Many families lining the barricades for Wednesday’s World Cup ticker-tape parade didn’t appear in droves just for their love of soccer.
The heavy downpour of recycled ticker tape covering a near-mile stretch of lower Manhattan was born of New Yorkers’ raucous support for the U.S. Women’s National Soccer Team, who won 2-0 against The Netherlands on Sunday during the FIFA Women’s World Cup.
To many in the audience, though, the team was also a 28-player force pushing the conversation on gender parity.
“I think that women deserve equal pay,” said 16-year-old Karla Duarte, of Woodside, Queens, who attended the parade with her mother Larissa Tejada. “Just because of their gender, they should not be paid less.”

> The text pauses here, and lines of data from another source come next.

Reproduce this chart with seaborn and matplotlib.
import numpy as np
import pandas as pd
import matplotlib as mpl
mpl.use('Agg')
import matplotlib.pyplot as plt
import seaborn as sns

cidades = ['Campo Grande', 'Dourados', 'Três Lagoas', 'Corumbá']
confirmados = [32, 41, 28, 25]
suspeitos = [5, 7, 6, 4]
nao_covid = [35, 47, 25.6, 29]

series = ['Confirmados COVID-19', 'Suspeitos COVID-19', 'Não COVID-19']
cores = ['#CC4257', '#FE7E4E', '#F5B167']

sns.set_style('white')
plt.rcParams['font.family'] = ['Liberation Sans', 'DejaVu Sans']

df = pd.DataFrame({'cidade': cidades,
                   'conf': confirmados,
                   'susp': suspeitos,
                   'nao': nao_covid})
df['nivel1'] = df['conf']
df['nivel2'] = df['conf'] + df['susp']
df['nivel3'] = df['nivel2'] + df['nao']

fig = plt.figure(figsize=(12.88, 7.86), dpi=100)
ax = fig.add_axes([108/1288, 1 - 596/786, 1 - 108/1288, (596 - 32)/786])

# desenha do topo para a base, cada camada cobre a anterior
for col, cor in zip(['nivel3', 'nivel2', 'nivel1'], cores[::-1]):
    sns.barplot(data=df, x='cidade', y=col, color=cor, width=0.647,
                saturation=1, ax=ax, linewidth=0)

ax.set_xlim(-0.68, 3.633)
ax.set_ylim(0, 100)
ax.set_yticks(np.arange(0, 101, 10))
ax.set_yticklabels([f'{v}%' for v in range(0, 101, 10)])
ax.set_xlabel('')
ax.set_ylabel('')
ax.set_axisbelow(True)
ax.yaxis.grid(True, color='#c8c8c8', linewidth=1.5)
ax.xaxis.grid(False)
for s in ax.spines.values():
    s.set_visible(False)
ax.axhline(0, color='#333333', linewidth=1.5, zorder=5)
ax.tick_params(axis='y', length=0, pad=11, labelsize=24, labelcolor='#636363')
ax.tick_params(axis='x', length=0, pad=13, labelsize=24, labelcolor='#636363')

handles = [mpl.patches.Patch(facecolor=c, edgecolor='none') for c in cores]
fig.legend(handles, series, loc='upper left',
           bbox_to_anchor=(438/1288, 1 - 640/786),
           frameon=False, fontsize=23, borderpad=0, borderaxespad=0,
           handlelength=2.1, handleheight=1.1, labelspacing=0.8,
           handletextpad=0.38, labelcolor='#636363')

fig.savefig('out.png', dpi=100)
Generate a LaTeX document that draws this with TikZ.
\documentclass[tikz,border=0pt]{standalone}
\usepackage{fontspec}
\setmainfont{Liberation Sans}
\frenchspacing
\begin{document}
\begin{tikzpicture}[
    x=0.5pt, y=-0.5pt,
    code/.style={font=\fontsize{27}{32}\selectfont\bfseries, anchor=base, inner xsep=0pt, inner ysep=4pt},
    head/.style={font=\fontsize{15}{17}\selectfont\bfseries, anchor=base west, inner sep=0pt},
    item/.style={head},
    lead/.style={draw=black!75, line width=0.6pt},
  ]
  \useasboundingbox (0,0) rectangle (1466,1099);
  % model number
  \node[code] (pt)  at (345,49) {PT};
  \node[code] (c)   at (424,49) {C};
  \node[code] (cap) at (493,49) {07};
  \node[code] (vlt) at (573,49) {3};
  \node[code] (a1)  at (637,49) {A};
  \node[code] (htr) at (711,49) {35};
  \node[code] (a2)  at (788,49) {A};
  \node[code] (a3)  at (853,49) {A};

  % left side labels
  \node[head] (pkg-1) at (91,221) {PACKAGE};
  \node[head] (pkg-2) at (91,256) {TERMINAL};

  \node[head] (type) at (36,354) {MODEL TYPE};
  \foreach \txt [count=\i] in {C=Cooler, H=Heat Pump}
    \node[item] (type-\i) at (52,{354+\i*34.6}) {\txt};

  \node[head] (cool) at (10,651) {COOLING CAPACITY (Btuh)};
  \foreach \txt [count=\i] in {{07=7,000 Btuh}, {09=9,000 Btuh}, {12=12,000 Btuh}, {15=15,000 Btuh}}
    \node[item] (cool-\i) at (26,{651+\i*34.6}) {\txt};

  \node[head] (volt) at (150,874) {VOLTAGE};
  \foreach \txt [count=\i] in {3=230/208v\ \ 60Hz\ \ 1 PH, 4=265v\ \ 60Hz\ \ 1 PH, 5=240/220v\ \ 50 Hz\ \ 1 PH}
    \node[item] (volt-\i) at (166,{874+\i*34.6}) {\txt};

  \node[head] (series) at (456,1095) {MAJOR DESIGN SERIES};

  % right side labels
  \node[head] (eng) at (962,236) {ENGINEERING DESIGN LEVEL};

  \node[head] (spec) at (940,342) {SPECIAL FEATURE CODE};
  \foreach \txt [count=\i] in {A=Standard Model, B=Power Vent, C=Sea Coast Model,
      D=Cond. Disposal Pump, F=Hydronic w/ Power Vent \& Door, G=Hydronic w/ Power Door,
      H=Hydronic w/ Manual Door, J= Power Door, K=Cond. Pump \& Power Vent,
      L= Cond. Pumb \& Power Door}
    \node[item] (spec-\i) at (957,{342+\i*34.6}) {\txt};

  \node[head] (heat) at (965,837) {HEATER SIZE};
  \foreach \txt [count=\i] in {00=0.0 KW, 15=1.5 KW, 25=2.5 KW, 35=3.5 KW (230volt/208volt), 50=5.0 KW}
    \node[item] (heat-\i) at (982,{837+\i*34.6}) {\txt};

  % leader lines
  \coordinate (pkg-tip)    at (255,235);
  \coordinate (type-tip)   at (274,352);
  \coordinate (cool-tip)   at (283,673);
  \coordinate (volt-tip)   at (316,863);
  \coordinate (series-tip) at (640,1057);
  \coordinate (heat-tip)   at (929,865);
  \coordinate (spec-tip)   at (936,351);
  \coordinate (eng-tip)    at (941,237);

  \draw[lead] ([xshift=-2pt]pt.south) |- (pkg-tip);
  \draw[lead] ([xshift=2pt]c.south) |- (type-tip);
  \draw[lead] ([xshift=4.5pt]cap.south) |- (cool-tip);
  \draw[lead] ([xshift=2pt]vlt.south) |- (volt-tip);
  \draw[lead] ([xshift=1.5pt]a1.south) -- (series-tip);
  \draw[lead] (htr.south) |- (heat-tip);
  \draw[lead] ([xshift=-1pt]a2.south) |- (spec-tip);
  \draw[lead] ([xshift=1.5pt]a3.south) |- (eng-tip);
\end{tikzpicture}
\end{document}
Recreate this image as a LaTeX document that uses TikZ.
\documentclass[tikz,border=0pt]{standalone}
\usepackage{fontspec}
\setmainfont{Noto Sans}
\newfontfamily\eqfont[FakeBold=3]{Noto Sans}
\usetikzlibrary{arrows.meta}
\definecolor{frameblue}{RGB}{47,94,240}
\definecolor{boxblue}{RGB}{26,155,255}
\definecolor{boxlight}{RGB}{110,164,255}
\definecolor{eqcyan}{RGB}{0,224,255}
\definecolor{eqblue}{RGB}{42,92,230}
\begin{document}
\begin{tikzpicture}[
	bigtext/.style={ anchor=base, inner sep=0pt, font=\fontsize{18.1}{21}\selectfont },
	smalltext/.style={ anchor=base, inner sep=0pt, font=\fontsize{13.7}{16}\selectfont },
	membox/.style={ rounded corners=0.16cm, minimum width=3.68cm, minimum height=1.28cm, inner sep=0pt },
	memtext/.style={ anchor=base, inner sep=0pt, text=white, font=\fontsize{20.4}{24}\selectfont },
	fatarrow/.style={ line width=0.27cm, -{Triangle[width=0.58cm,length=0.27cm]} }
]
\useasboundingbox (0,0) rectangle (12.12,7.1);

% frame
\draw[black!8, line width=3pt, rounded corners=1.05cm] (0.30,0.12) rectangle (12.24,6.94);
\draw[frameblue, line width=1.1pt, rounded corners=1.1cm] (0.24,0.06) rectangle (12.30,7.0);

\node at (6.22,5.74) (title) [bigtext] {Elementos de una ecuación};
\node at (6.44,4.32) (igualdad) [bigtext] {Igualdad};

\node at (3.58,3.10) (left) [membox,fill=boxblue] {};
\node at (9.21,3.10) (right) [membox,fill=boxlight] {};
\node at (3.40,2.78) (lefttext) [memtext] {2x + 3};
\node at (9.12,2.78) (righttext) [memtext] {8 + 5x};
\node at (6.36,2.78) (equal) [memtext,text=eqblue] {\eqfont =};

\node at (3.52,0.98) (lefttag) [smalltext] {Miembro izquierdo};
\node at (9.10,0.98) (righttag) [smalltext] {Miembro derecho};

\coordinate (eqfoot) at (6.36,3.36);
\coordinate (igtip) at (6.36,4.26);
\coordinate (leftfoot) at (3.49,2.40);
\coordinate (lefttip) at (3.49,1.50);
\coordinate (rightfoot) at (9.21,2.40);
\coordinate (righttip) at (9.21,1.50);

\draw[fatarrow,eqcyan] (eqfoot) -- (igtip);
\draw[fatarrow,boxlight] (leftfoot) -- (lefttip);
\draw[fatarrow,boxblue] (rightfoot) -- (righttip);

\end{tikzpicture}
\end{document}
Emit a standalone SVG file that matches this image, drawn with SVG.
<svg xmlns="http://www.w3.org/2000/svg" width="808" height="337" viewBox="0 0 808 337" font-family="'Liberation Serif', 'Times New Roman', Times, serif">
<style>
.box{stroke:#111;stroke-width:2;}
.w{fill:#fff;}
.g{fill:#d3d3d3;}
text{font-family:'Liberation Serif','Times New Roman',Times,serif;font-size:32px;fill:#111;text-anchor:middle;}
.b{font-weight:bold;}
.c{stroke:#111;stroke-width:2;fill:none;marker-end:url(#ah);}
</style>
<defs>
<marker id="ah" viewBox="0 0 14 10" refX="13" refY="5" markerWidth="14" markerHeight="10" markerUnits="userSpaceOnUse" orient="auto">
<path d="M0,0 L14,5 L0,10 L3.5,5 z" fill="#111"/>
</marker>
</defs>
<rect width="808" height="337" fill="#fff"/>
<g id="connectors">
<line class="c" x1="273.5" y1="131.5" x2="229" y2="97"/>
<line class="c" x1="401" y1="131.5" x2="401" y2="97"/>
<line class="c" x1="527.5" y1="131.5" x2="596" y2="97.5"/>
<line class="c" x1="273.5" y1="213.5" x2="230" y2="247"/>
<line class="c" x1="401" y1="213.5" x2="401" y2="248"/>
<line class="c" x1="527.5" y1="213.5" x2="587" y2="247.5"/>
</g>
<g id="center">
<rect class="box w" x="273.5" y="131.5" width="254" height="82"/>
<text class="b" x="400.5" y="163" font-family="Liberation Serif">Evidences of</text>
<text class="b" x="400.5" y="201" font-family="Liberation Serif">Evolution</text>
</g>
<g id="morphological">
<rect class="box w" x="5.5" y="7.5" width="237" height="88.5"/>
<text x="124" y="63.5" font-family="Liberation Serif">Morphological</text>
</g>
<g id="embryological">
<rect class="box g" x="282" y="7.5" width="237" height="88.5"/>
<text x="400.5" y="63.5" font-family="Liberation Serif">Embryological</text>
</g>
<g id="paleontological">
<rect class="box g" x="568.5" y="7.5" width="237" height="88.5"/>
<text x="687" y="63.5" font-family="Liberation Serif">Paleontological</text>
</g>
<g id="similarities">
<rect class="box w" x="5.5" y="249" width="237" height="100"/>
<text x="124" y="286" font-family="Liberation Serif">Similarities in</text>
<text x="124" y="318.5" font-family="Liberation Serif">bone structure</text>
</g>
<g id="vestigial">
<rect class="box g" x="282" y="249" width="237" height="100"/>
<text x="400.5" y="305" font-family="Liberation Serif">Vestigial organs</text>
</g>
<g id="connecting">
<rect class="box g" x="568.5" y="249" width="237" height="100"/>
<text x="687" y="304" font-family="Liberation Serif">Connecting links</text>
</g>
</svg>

Duarte and Tejada, 42, also attended the last ticker-tape parade in 2015, after the previous U.S. women’s soccer team snagged a World Cup victory.
The current team is suing the U.S. Soccer Federation in federal court for earnings equivalent to their male counterparts, which they claim is disproportionately higher.
"Despite the fact that these female and male players are called upon to perform the same job responsibilities on their teams and participate in international competitions for their single common employer, the USSF, the female players have been consistently paid less money than their male counterparts," the lawsuit says. "This is true even though their performance has been superior to that of the male players – with the female players, in contrast to male players, becoming world champions."
The women’s team has outearned the men’s team in terms of revenue, game wins, championships and the sheer size of its television audiences, the suit continues.
The team’s recent victory highlighted the cause for equal treatment and opportunity between men and women.
“I think it has the potential to change the global attitude toward women in athletics,” said Joanna DeVita, 39, of Brooklyn, as her children threw ticker tape from the parade into the air.
Madison Lenza, 10, who plays defense for a Red Bulls travel team, came to the parade from Staten Island with her mother, Christina, to celebrate her favorite player: Alex Morgan, co-captain and forward.
“She’s an amazing soccer player,” Madison said before offering her perspective on the pay dispute. “They should both be paid equally. There’s no difference, I don’t think.”
Griselia Polanco, 44, took her 8-year-old daughter Nour Soudani, of Bedford-Stuyvesant, Brooklyn to show support for the team.
“She’s been complaining that there’s no female coaches at the school,” Polanco said of Nour, adding that there is one woman coach within the 43-school network to which her daughter’s charter school belongs.
Nour, who plays on her school’s soccer team, dubbed defender Crystal Dunn her personal inspiration.
"She was the only black person in her kindergarten soccer class,” she said. Nour hopes to play for a travel team someday.
Others at the parade couldn’t hold back their emotion when speaking about the significance of the win and the city’s support of their achievements.
“It’s so amazing that we get to see women really succeeding at a time that we really need it,” said Meghan Williams, 45, of Brooklyn, flanked by her 8-year-old sons as she fought back tears.